Agora, passemos às hipóteses que justificam a contratação direta, a começar pela inexigibilidade de licitação. Como dito acima, a lógica foi mantida: há um dever da Administração de não licitar em situações que apresentem inviabilidade de competição (por exemplo, a existência de um único fornecedor) ou inviabilidade de disputa (impossibilidade de um julgamento baseado em critérios objetivos). A boa notícia é a extinção do termo “natureza singular”, jabuticaba da lei antiga que, apesar de gerar grande debate, somente indicava, no fim das contas, a ausência de critérios objetivos para a seleção de propostas.

Outra novidade relevante foi a previsão de aquisição e locação de imóveis como hipóteses de inexigibilidade, ao passo que, na lei anterior, eram de dispensa de licitação. Nesse contexto, o § 5º do art. 74 passou a exigir a realização de (i) avaliação prévia do bem, do seu estado de conservação e dos custos de adaptações, quando imprescindíveis às necessidades de utilização, e prazo de amortização dos investimentos; (ii) a certificação da inexistência de imóveis públicos vagos e disponíveis que atendam ao objeto; e (iii) a apresentação das justificativas que demonstrem a singularidade do imóvel a ser comprado ou locado pela Administração e que evidenciem vantagem para ela.
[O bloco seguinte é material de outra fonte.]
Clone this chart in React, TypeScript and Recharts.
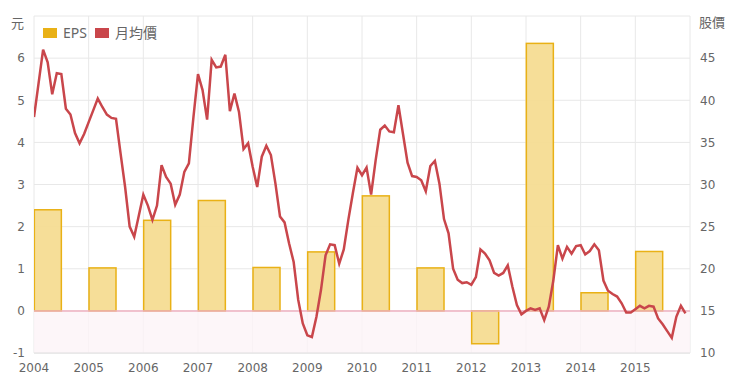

Já em relação à dispensa de licitação, a lógica também permanece a mesma: é facultado ao administrador não realizar um processo de licitação, seja porque seria inoportuno, seja porque seria desnecessário, sempre a depender do caso concreto. Na mesma linha, as hipóteses de dispensa continuaram similares às da lei anterior. Vale lembrar que, ao contrário do que ocorre na inexigibilidade, o rol legal de hipóteses de dispensa de licitação é taxativo, ou seja, não comporta analogias ou exceções, e isso porque tais hipóteses são, geralmente, escolhas meramente políticas do legislador.[1] No mais, houve aumento dos valores que justificam a dispensa de licitação: R$ 100.000,00, no caso de obras e serviços de engenharia ou de serviços de manutenção de veículos automotores; e R$ 50.000,00 no caso de outros serviços e compras.

Por fim, falemos brevemente das sanções para irregularidades na contratação direta. O art. 73 da nova lei de licitações estabeleceu que, em caso de contratação direta indevida feita com dolo, fraude ou erro grosseiro, o contratado e o agente público responsável responderão solidariamente pelo dano causado ao erário, sem prejuízo de outras sanções legais cabíveis. Isso significa que, para além das já conhecidas sanções administrativas e cíveis – ressarcimento do prejuízo causado, proibição de contratar com a Administração etc. –, também poderá haver condenação criminal, visto que a nova lei alterou o Código Penal e, nele, incluiu um novo tipo penal, descrito no art. 337-E: “admitir, possibilitar ou dar causa à contratação direta fora das hipóteses previstas em lei”, sujeitando o indivíduo a uma pena de reclusão de 4 a 8 anos. Frise-se, porém, que qualquer condenação – seja ela cível, administrativa ou criminal – deverá observar as ponderações previstas no caput e nos parágrafos do art. 22 da Lei de Introdução às Normas do Direito Brasileiro (LINDB).

Autor: Lorenzo Caser Mill


[1] Um exemplo é a dispensa na contratação de coleta, processamento e comercialização de resíduos sólidos urbanos recicláveis realizados por associações ou cooperativas formadas por pessoas físicas de baixa renda reconhecidas pelo poder público como catadores de materiais recicláveis (art. 75, IV, “j”).